書店でこの本に興味がいったのは、しばらく前にユニクロや無印が製品に使用する新疆綿に絡んで、ウイグル人の強制労働、虐待への告発が問題になっていたからです。いま世界ではコーヒーやダイヤモンドなどそれらが生産される背景にある倫理的な問題に関心が強まっているように思います。もしかして自分自身もユニクロや無印の服を買うことで、意図せずして、少数民族虐待に間接的に加担してしまっているのでは?と感じたので。

 

新疆ウイグル自治区で現在、伝統、文化、習俗、歴史などウイグルにまつわるあらゆることが中国政府の手で否定されているという記述にショックを受けました。衝撃的だったのは:

 

-宗教が禁じる豚肉を強制的に食べさせられる。(ウイグル人の大半はイスラム教徒)

-適齢期の女性と中国人男性の結婚強制→ウイグルの血、文化を薄めるため。

-子供たちを親から離して徹底的な漢人教育→文革時代の紅衛兵みたいな子供を育てるの?

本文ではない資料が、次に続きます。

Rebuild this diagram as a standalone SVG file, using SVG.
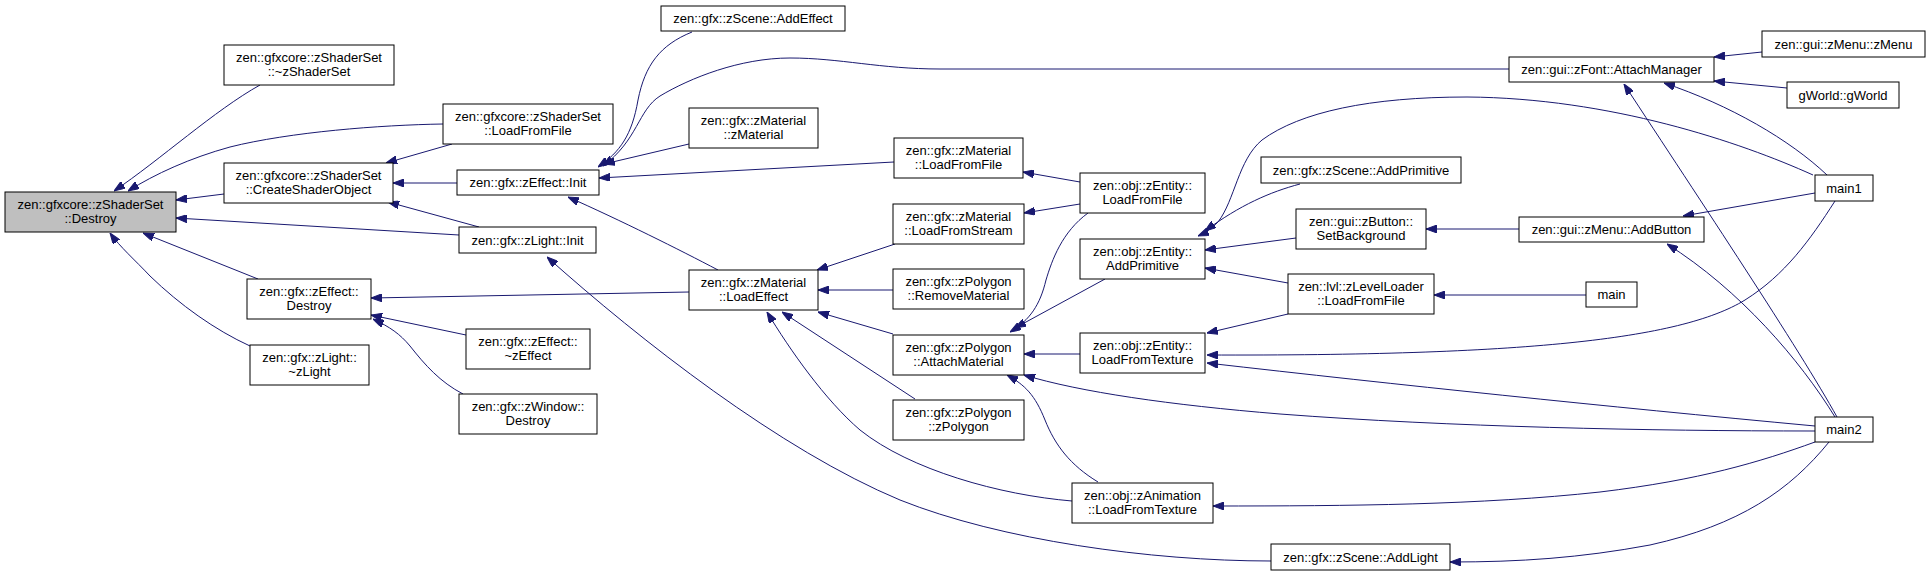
<svg xmlns="http://www.w3.org/2000/svg" width="1931" height="576" viewBox="0 0 1931 576">
<style>
.n rect{fill:#ffffff;stroke:#000000;stroke-width:1}
.root rect{fill:#bfbfbf}
.n text{font-family:"Liberation Sans",Arial,sans-serif;font-size:13px;fill:#000000;text-anchor:middle}
.e path{fill:none;stroke:#191970;stroke-width:1;marker-end:url(#ah)}
</style>
<defs>
<marker id="ah" viewBox="0 0 11 8" refX="11" refY="4" markerWidth="11" markerHeight="8" markerUnits="userSpaceOnUse" orient="auto">
<path d="M0,0 L11,4 L0,8 z" fill="#191970" stroke="#191970" stroke-width="1"/>
</marker>
</defs>
<rect width="1931" height="576" fill="#ffffff"/>
<g class="e" id="edges">
<path d="M260,85 C215,110 160,160 114,191"/>
<path d="M443,124 C380,125 290,132 230,147 C190,158 155,174 128,191"/>
<path d="M224,194 L176,200"/>
<path d="M459,235 L176,218"/>
<path d="M258,279 L143,233"/>
<path d="M250,346 C215,330 180,305 150,276 C135,260 120,247 110,233"/>
<path d="M452,144 L386,163"/>
<path d="M457,183 L393,183"/>
<path d="M479,227 L388,202"/>
<path d="M692,32 C660,45 645,65 638,100 C632,135 620,152 598,167"/>
<path d="M1509,69 L940,69 C880,69 840,58 790,58 C740,58 690,78 660,96 C638,110 638,140 603,166"/>
<path d="M689,144 L604,164"/>
<path d="M894,162 L599,178"/>
<path d="M718,270 C680,250 620,220 568,197"/>
<path d="M1271,561 C1150,561 1000,540 900,500 C780,450 640,340 547,257"/>
<path d="M689,292 L371,298"/>
<path d="M466,335 L371,315"/>
<path d="M463,394 C440,382 425,365 410,346 C400,334 390,327 373,319"/>
<path d="M895,244 L817,270"/>
<path d="M893,290 L818,290"/>
<path d="M893,334 L818,312"/>
<path d="M915,399 L782,312"/>
<path d="M1072,501 C1000,495 910,470 860,430 C825,400 790,350 767,312"/>
<path d="M1080,182 L1023,172"/>
<path d="M1080,204 L1024,213"/>
<path d="M1088,213 C1062,232 1052,260 1046,280 C1040,305 1030,320 1010,332"/>
<path d="M1105,279 L1015,328"/>
<path d="M1080,354 L1024,354"/>
<path d="M1098,482 C1070,465 1055,445 1045,420 C1035,395 1025,385 1007,375"/>
<path d="M1815,431 C1650,431 1450,427 1280,414 C1170,405 1080,392 1024,375"/>
<path d="M1288,314 L1207,333"/>
<path d="M1835,201 C1810,240 1785,275 1745,300 C1680,340 1520,356 1207,355"/>
<path d="M1815,426 C1600,406 1400,385 1207,363"/>
<path d="M1296,238 L1205,250"/>
<path d="M1288,283 L1205,268"/>
<path d="M1300,184 C1270,192 1240,205 1205,231"/>
<path d="M1813,175 C1740,142 1610,98 1467,97 C1370,97 1300,112 1262,140 C1238,160 1235,200 1218,222 C1210,230 1205,233 1198,236"/>
<path d="M1519,229 L1426,229"/>
<path d="M1586,295 L1434,295"/>
<path d="M1762,52 L1714,57"/>
<path d="M1787,88 L1714,81"/>
<path d="M1827,175 C1790,140 1730,105 1664,83"/>
<path d="M1837,417 C1800,350 1700,200 1624,84"/>
<path d="M1815,193 L1683,216"/>
<path d="M1835,417 C1800,360 1740,290 1667,244"/>
<path d="M1815,442 C1760,462 1700,480 1600,492 C1480,505 1350,506 1213,506"/>
<path d="M1829,442 C1790,490 1740,525 1650,545 C1580,558 1520,562 1450,562"/>
</g>
<g class="n root" id="n_destroy"><rect x="5" y="192" width="171" height="40"/><text x="90.5" y="208.5">zen::gfxcore::zShaderSet</text><text x="90.5" y="222.5">::Destroy</text></g>
<g class="n" id="n_dtor_shaderset"><rect x="224" y="45" width="170" height="40"/><text x="309" y="61.5">zen::gfxcore::zShaderSet</text><text x="309" y="75.5">::~zShaderSet</text></g>
<g class="n" id="n_ss_loadfromfile"><rect x="443" y="104" width="170" height="40"/><text x="528" y="120.5">zen::gfxcore::zShaderSet</text><text x="528" y="134.5">::LoadFromFile</text></g>
<g class="n" id="n_createshaderobject"><rect x="224" y="163" width="169" height="40"/><text x="308.5" y="179.5">zen::gfxcore::zShaderSet</text><text x="308.5" y="193.5">::CreateShaderObject</text></g>
<g class="n" id="n_effect_init"><rect x="457" y="170" width="142" height="25"/><text x="528" y="187">zen::gfx::zEffect::Init</text></g>
<g class="n" id="n_light_init"><rect x="459" y="227" width="137" height="26"/><text x="527.5" y="244.5">zen::gfx::zLight::Init</text></g>
<g class="n" id="n_effect_destroy"><rect x="247" y="279" width="124" height="40"/><text x="309" y="295.5">zen::gfx::zEffect::</text><text x="309" y="309.5">Destroy</text></g>
<g class="n" id="n_light_dtor"><rect x="250" y="345" width="119" height="40"/><text x="309.5" y="361.5">zen::gfx::zLight::</text><text x="309.5" y="375.5">~zLight</text></g>
<g class="n" id="n_effect_dtor"><rect x="466" y="329" width="124" height="40"/><text x="528" y="345.5">zen::gfx::zEffect::</text><text x="528" y="359.5">~zEffect</text></g>
<g class="n" id="n_window_destroy"><rect x="459" y="394" width="138" height="40"/><text x="528" y="410.5">zen::gfx::zWindow::</text><text x="528" y="424.5">Destroy</text></g>
<g class="n" id="n_scene_addeffect"><rect x="661" y="6" width="184" height="25"/><text x="753" y="23">zen::gfx::zScene::AddEffect</text></g>
<g class="n" id="n_material_ctor"><rect x="689" y="108" width="129" height="40"/><text x="753.5" y="124.5">zen::gfx::zMaterial</text><text x="753.5" y="138.5">::zMaterial</text></g>
<g class="n" id="n_material_loadfromfile"><rect x="894" y="138" width="129" height="40"/><text x="958.5" y="154.5">zen::gfx::zMaterial</text><text x="958.5" y="168.5">::LoadFromFile</text></g>
<g class="n" id="n_material_loadfromstream"><rect x="893" y="204" width="131" height="40"/><text x="958.5" y="220.5">zen::gfx::zMaterial</text><text x="958.5" y="234.5">::LoadFromStream</text></g>
<g class="n" id="n_material_loadeffect"><rect x="689" y="270" width="129" height="40"/><text x="753.5" y="286.5">zen::gfx::zMaterial</text><text x="753.5" y="300.5">::LoadEffect</text></g>
<g class="n" id="n_polygon_removematerial"><rect x="893" y="269" width="131" height="40"/><text x="958.5" y="285.5">zen::gfx::zPolygon</text><text x="958.5" y="299.5">::RemoveMaterial</text></g>
<g class="n" id="n_polygon_attachmaterial"><rect x="893" y="335" width="131" height="40"/><text x="958.5" y="351.5">zen::gfx::zPolygon</text><text x="958.5" y="365.5">::AttachMaterial</text></g>
<g class="n" id="n_polygon_ctor"><rect x="893" y="400" width="131" height="40"/><text x="958.5" y="416.5">zen::gfx::zPolygon</text><text x="958.5" y="430.5">::zPolygon</text></g>
<g class="n" id="n_entity_loadfromfile"><rect x="1080" y="173" width="125" height="40"/><text x="1142.5" y="189.5">zen::obj::zEntity::</text><text x="1142.5" y="203.5">LoadFromFile</text></g>
<g class="n" id="n_entity_addprimitive"><rect x="1080" y="239" width="125" height="40"/><text x="1142.5" y="255.5">zen::obj::zEntity::</text><text x="1142.5" y="269.5">AddPrimitive</text></g>
<g class="n" id="n_entity_loadfromtexture"><rect x="1080" y="333" width="125" height="40"/><text x="1142.5" y="349.5">zen::obj::zEntity::</text><text x="1142.5" y="363.5">LoadFromTexture</text></g>
<g class="n" id="n_animation_loadfromtexture"><rect x="1072" y="483" width="141" height="40"/><text x="1142.5" y="499.5">zen::obj::zAnimation</text><text x="1142.5" y="513.5">::LoadFromTexture</text></g>
<g class="n" id="n_scene_addlight"><rect x="1271" y="544" width="179" height="26"/><text x="1360.5" y="561.5">zen::gfx::zScene::AddLight</text></g>
<g class="n" id="n_scene_addprimitive"><rect x="1261" y="157" width="200" height="26"/><text x="1361" y="174.5">zen::gfx::zScene::AddPrimitive</text></g>
<g class="n" id="n_button_setbackground"><rect x="1296" y="209" width="130" height="40"/><text x="1361" y="225.5">zen::gui::zButton::</text><text x="1361" y="239.5">SetBackground</text></g>
<g class="n" id="n_levelloader_loadfromfile"><rect x="1288" y="274" width="146" height="40"/><text x="1361" y="290.5">zen::lvl::zLevelLoader</text><text x="1361" y="304.5">::LoadFromFile</text></g>
<g class="n" id="n_font_attachmanager"><rect x="1509" y="57" width="205" height="25"/><text x="1611.5" y="74">zen::gui::zFont::AttachManager</text></g>
<g class="n" id="n_menu_addbutton"><rect x="1519" y="217" width="185" height="25"/><text x="1611.5" y="234">zen::gui::zMenu::AddButton</text></g>
<g class="n" id="n_main"><rect x="1586" y="282" width="51" height="25"/><text x="1611.5" y="299">main</text></g>
<g class="n" id="n_menu_ctor"><rect x="1762" y="31" width="163" height="26"/><text x="1843.5" y="48.5">zen::gui::zMenu::zMenu</text></g>
<g class="n" id="n_gworld"><rect x="1787" y="82" width="112" height="26"/><text x="1843" y="99.5">gWorld::gWorld</text></g>
<g class="n" id="n_main1"><rect x="1815" y="175" width="58" height="26"/><text x="1844" y="192.5">main1</text></g>
<g class="n" id="n_main2"><rect x="1815" y="417" width="58" height="25"/><text x="1844" y="434">main2</text></g>
</svg>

-なにかと因縁つけてウイグル人を強制収容所へ収容。内部で行われていることがおぞましすぎて現代にこんなことが?と信じられない。(臓器移植ビジネスの生贄など)

 

中国政府がウイグル人にしていることは現代のエスニック・クレンジング(民族浄化)、つまりナチがユダヤ人にやったホロコーストであると批判されています。このままいくと10年後にはウイグル人の文化は消えてしまうと。

 

「なぜウイグルがここまでされるの?」と読み進めていくと、ウイグル自治区に独立されたりしたら中国政府側としては困る理由があるから。地政学的にもロシアやトルコなど他国との近くで重要な位置にあるし、地下資源も豊富なので手放したくない。そうならないようにここを「中国化」してしまいたいというのが中国共産党の思惑。トランプ政権時代にアメリカがウイグル人の人権問題に踏み込んできたけれど、これはアメリカが米中の冷戦構造の中でウイグルを重要な切り札と考えているから。また普通はイスラム教徒は同じ宗教同士、結構連帯が強いはずなのだけれど、パキスタンやエジプトを始め、他のイスラム諸国は中国に経済で懐柔されているため、中国政府に気を遣って、何もできてない状況。

 

著者はウイグル問題を「大国の都合によって翻弄される弱小民族の悲哀を凝縮したようなもの」と言ってます。米国は外交のカードとしてウイグルを利用しているだけ。この地の利害にコミットしない国(日本)立場から発言すべき。その方が説得力があると。(→ウイグル人活動家、組織、知識人らにノーベル平和賞授与のはたらきかけを)

 

日本人はこの問題を自分たちと関係ない遠い他国のことと思っているかもしれないけれど、中国のやり方をみていると日本だって危ない。いまはアメリカに守ってもらっているけれど、アメリカは地理的にも経済的にも日本に利用価値がないと考えたら、その時はもう守ってくれない。見捨てられる。そうしたらどうなるか。この本でも書かれていますが、最近の香港で起こったことからも、中国は次に台湾に狙いを定めるのではないかと。そしてその次は・・。沖縄や尖閣諸島が照準に入ってくるのではないか。日本はその歴史の中で他国に侵略されたり、植民地化されたことがない世界でも稀有なラッキーな国。日本の人は自分たちの国や文化が消滅の危機に陥っている人たちへの共感が薄く、人権問題に対してもどこか鈍感な印象があるように感じることがあるのだけど、それはこういう歴史によるものなのか。日本も今後、安泰な国であり続ける保証は決してないのではと?と、この本を読んで思いました。